Friday, December 09, 2005

We Need to Talk About Kevin

This book is one of the most difficult reads I've ever experienced. Not in the sense that it was actually challenging to read, but it was sometimes physically painful to keep reading, knowing that there was no way for a happy ending.

This book, by Lionel Shriver, is the story of the mother of a school shooter. It is written as letters from Eva, the mother, to her estranged husband Franklin, as a retrospective on Kevin's life after the shooting. It is set up so you know exactly where things are going from the beginning, although it starts with a few painful details and becomes more fleshed out over the course of the story.

What makes this book so unbelieveable is how brutally believeable it is. It's hard to imagine how Lionel Shriver got so inside the head of this mother when you'd think it's the last thing you'd ever want to imagine.

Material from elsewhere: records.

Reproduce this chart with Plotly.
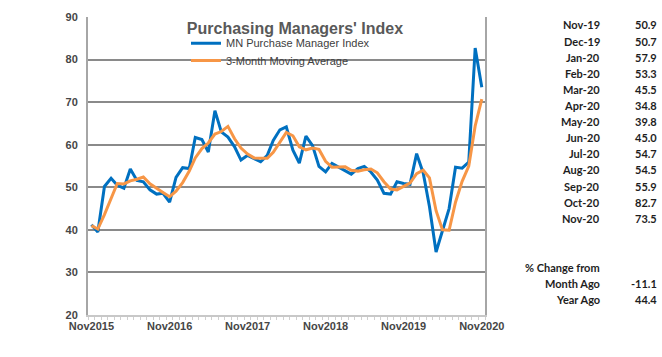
import pandas as pd
import plotly.graph_objects as go

# ---- data ----
months = pd.date_range("2015-11-01", periods=61, freq="MS")

pmi = [41.2, 39.5, 50.2, 52.1, 50.5, 49.8, 54.3, 51.6, 51.3, 49.4, 48.4, 48.6,
       46.5, 52.3, 54.6, 54.4, 61.7, 61.2, 58.3, 68.0, 63.0, 61.8, 59.5, 56.4,
       57.5, 56.8, 56.0, 57.5, 61.0, 63.5, 64.2, 58.7, 55.7, 62.0, 59.8, 54.9,
       53.6, 55.6, 54.8, 54.0, 53.1, 54.4, 54.9, 53.6, 51.7, 48.6, 48.4, 51.3,
       50.9, 50.7, 57.9, 53.3, 45.5, 34.8, 39.8, 45.0, 54.7, 54.5, 55.9, 82.7,
       73.5]

ma3 = [41.0, 40.2, 43.6, 47.3, 50.9, 50.8, 51.5, 51.9, 52.4, 50.8, 49.7, 48.8,
       47.8, 49.1, 51.1, 53.8, 56.9, 59.1, 60.4, 62.5, 63.1, 64.3, 61.4, 59.2,
       57.8, 56.9, 56.8, 56.8, 58.2, 60.7, 62.9, 62.1, 59.5, 58.8, 59.2, 58.9,
       56.1, 54.7, 54.7, 54.8, 54.0, 53.8, 54.1, 54.3, 53.4, 51.3, 49.6, 49.4,
       50.2, 51.0, 53.2, 54.0, 52.2, 44.5, 40.0, 39.9, 46.5, 51.4, 55.0, 64.4,
       70.7]

tick_dates = ["2015-11-01", "2016-11-01", "2017-11-01", "2018-11-01",
              "2019-11-01", "2020-11-01"]
tick_labels = ["Nov2015", "Nov2016", "Nov2017", "Nov2018", "Nov2019", "Nov2020"]

table_labels = ["Nov-19", "Dec-19", "Jan-20", "Feb-20", "Mar-20", "Apr-20",
                "May-20", "Jun-20", "Jul-20", "Aug-20", "Sep-20", "Oct-20",
                "Nov-20"]
table_values = ["50.9", "50.7", "57.9", "53.3", "45.5", "34.8", "39.8", "45.0",
                "54.7", "54.5", "55.9", "82.7", "73.5"]
change_labels = ["Month Ago", "Year Ago"]
change_values = ["-11.1", "44.4"]

# ---- layout constants (pixels) ----
W, H = 662, 357
L, R, T, B = 88, 177, 17, 42
PW, PH = W - L - R, H - T - B

def px_x(x):
    return (x - L) / PW

def px_y(y):
    return (H - B - y) / PH

fig = go.Figure()
fig.add_trace(go.Scatter(x=months, y=pmi, mode="lines",
                         name="MN Purchase Manager Index", legend="legend",
                         line=dict(color="#0070C0", width=3)))
fig.add_trace(go.Scatter(x=months, y=ma3, mode="lines",
                         name="3-Month Moving Average", legend="legend2",
                         line=dict(color="#F79646", width=3)))

annos = []
tfont = dict(family="Lato, Noto Sans, sans-serif", size=11, color="#1e1e1e",
             weight="bold")
row_y0, row_dy = 25, 16.1
for i, (lab, val) in enumerate(zip(table_labels, table_values)):
    yy = px_y(row_y0 + row_dy * i)
    annos.append(dict(x=px_x(602), y=yy, xref="paper", yref="paper", text=lab,
                      showarrow=False, xanchor="right", yanchor="middle", font=tfont))
    annos.append(dict(x=px_x(659), y=yy, xref="paper", yref="paper", text=val,
                      showarrow=False, xanchor="right", yanchor="middle", font=tfont))
annos.append(dict(x=px_x(602), y=px_y(267.7), xref="paper", yref="paper",
                  text="% Change from", showarrow=False, xanchor="right",
                  yanchor="middle", font=tfont))
for i, (lab, val) in enumerate(zip(change_labels, change_values)):
    yy = px_y(283.5 + 16 * i)
    annos.append(dict(x=px_x(602), y=yy, xref="paper", yref="paper", text=lab,
                      showarrow=False, xanchor="right", yanchor="middle", font=tfont))
    annos.append(dict(x=px_x(659), y=yy, xref="paper", yref="paper", text=val,
                      showarrow=False, xanchor="right", yanchor="middle", font=tfont))

axfont = dict(family="Liberation Sans, Arial, sans-serif", size=11,
              color="#464646", weight="bold")
legfont = dict(family="Liberation Sans, Arial, sans-serif", size=11,
               color="#404040")

fig.update_layout(
    width=W, height=H,
    margin=dict(l=L, r=R, t=T, b=B),
    paper_bgcolor="white", plot_bgcolor="white",
    title=dict(text="<b>Purchasing Managers' Index</b>",
               x=295 / W, xanchor="center", xref="container",
               y=1 - 28 / H, yanchor="middle", yref="container",
               font=dict(family="Liberation Sans, Arial, sans-serif", size=16,
                         color="#595959")),
    showlegend=True,
    legend=dict(x=px_x(186), y=px_y(28.7), xanchor="left", yanchor="top",
                bgcolor="rgba(0,0,0,0)", borderwidth=0, font=legfont),
    legend2=dict(x=px_x(186), y=px_y(46), xanchor="left", yanchor="top",
                 bgcolor="rgba(0,0,0,0)", borderwidth=0, font=legfont),
    annotations=annos,
    xaxis=dict(type="date", range=["2015-10-16", "2020-11-16"],
               tickvals=tick_dates, ticktext=tick_labels,
               tickfont=axfont, ticks="", showgrid=False,
               showline=True, linecolor="#c8c8c8", linewidth=1.5,
               ticklabelstandoff=0,
               minor=dict(ticks="outside", dtick="M1", tick0="2015-10-16",
                          ticklen=3, tickcolor="#d0d0d0", tickwidth=1,
                          showgrid=False)),
    yaxis=dict(range=[20, 90], dtick=10, tick0=20, tickfont=axfont,
               showgrid=True, gridcolor="#8a8a8a", gridwidth=1.5,
               showline=True, linecolor="#a6a6a6", linewidth=2, mirror=True,
               ticks="", ticklabelstandoff=6, zeroline=False),
)

fig.write_html("out.html", config={"displayModeBar": False},
               post_script="document.body.style.margin='0';"
                           "document.body.style.overflow='hidden';")
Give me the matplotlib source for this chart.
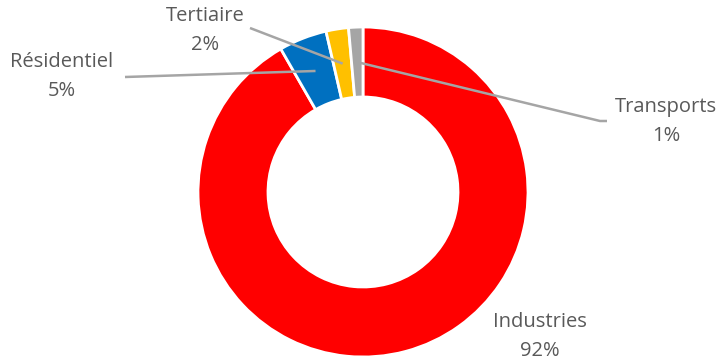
import numpy as np
import matplotlib.pyplot as plt

secteurs = ["Industries", "Résidentiel", "Tertiaire", "Transports"]
parts = [91.7, 4.7, 2.2, 1.4]
etiquettes = ["92%", "5%", "2%", "1%"]
couleurs = ["#FF0000", "#0070C0", "#FFC000", "#A5A5A5"]

plt.rcParams["font.family"] = ["Open Sans", "DejaVu Sans"]

W, H = 721, 362
fig = plt.figure(figsize=(W / 100, H / 100), dpi=100)
ax = fig.add_axes([0, 0, 1, 1])

cx, cy, R, largeur = 363, H - 192, 165, 70
wedges, _ = ax.pie(parts, colors=couleurs, startangle=90, counterclock=False,
                   center=(cx, cy), radius=R, frame=True,
                   wedgeprops=dict(width=largeur, edgecolor="white", linewidth=2))
ax.set_xlim(0, W)
ax.set_ylim(0, H)
ax.set_aspect("equal")
ax.axis("off")

# position des textes (pixels depuis le haut) et début des lignes de rappel
textes = {"Industries": (540, 322), "Résidentiel": (62, 62),
          "Tertiaire": (205, 16), "Transports": (666, 107)}
lignes = {"Résidentiel": [(125, 77)], "Tertiaire": [(250, 28)],
          "Transports": [(607, 121), (600, 121)]}

gris_txt = "#595959"
for w, nom, lab in zip(wedges, secteurs, etiquettes):
    tx, ty = textes[nom]
    ax.text(tx, H - ty, nom, ha="center", va="center", fontsize=14.5, color=gris_txt)
    ax.text(tx, H - ty - 29, lab, ha="center", va="center", fontsize=14.5, color=gris_txt)
    if nom in lignes:
        ang = np.deg2rad((w.theta1 + w.theta2) / 2)
        r = R - largeur / 2
        ax_, ay_ = cx + r * np.cos(ang), cy + r * np.sin(ang)
        pts = [(x, H - y) for x, y in lignes[nom]] + [(ax_, ay_)]
        xs, ys = zip(*pts)
        ax.plot(xs, ys, color="#A5A5A5", linewidth=1.8, solid_capstyle="butt")

fig.savefig("out.png", dpi=100, facecolor="white")
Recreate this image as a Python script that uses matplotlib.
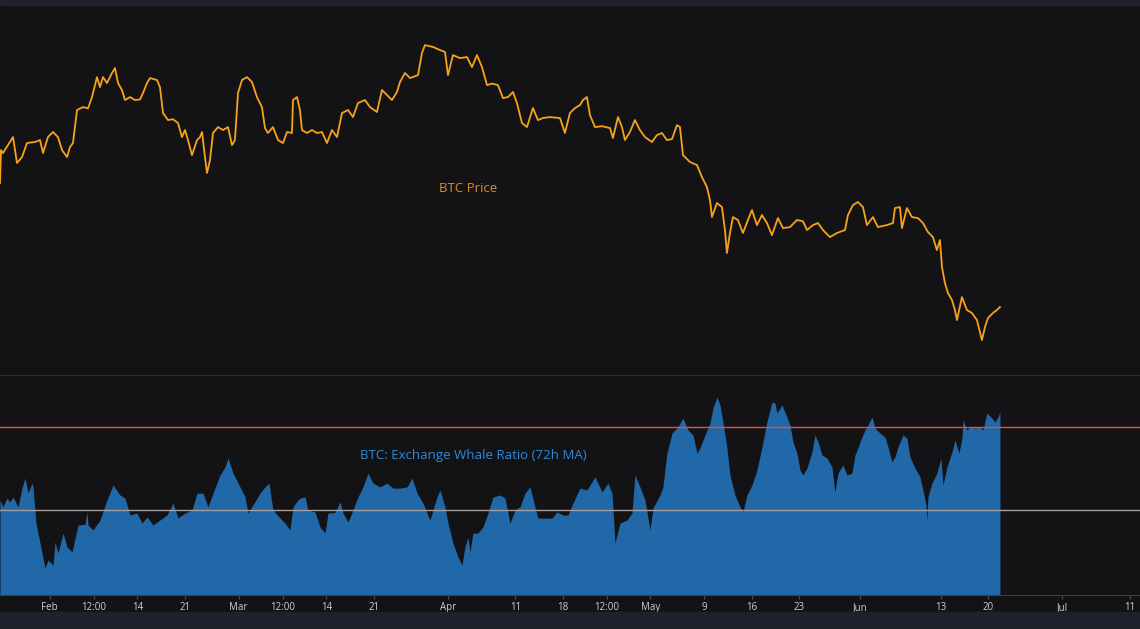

I have now read this book twice, once over a year ago, once just a few weeks ago. The first time I read it, I literally read the last hundred pages through my fingers, barely able to force myself to keep reading while simultaneously unable to stop. The second time, I was expecting to find it a slightly less stressful read, given that I knew what happened. But it was almost worse a second time through - anticipating exactly what was going to happen, waiting for the painful other shoe to drop.

This book will haunt you and stay with you, but it is undeniably an outstanding book that will probably make you second-guess your decision to have children if you already have them or make you question if you ever want them if you don't. I am forcing my book club to read this in January (sorry, guys), but I am really looking forward to the discussion because I think this is a book that needs to be talked about.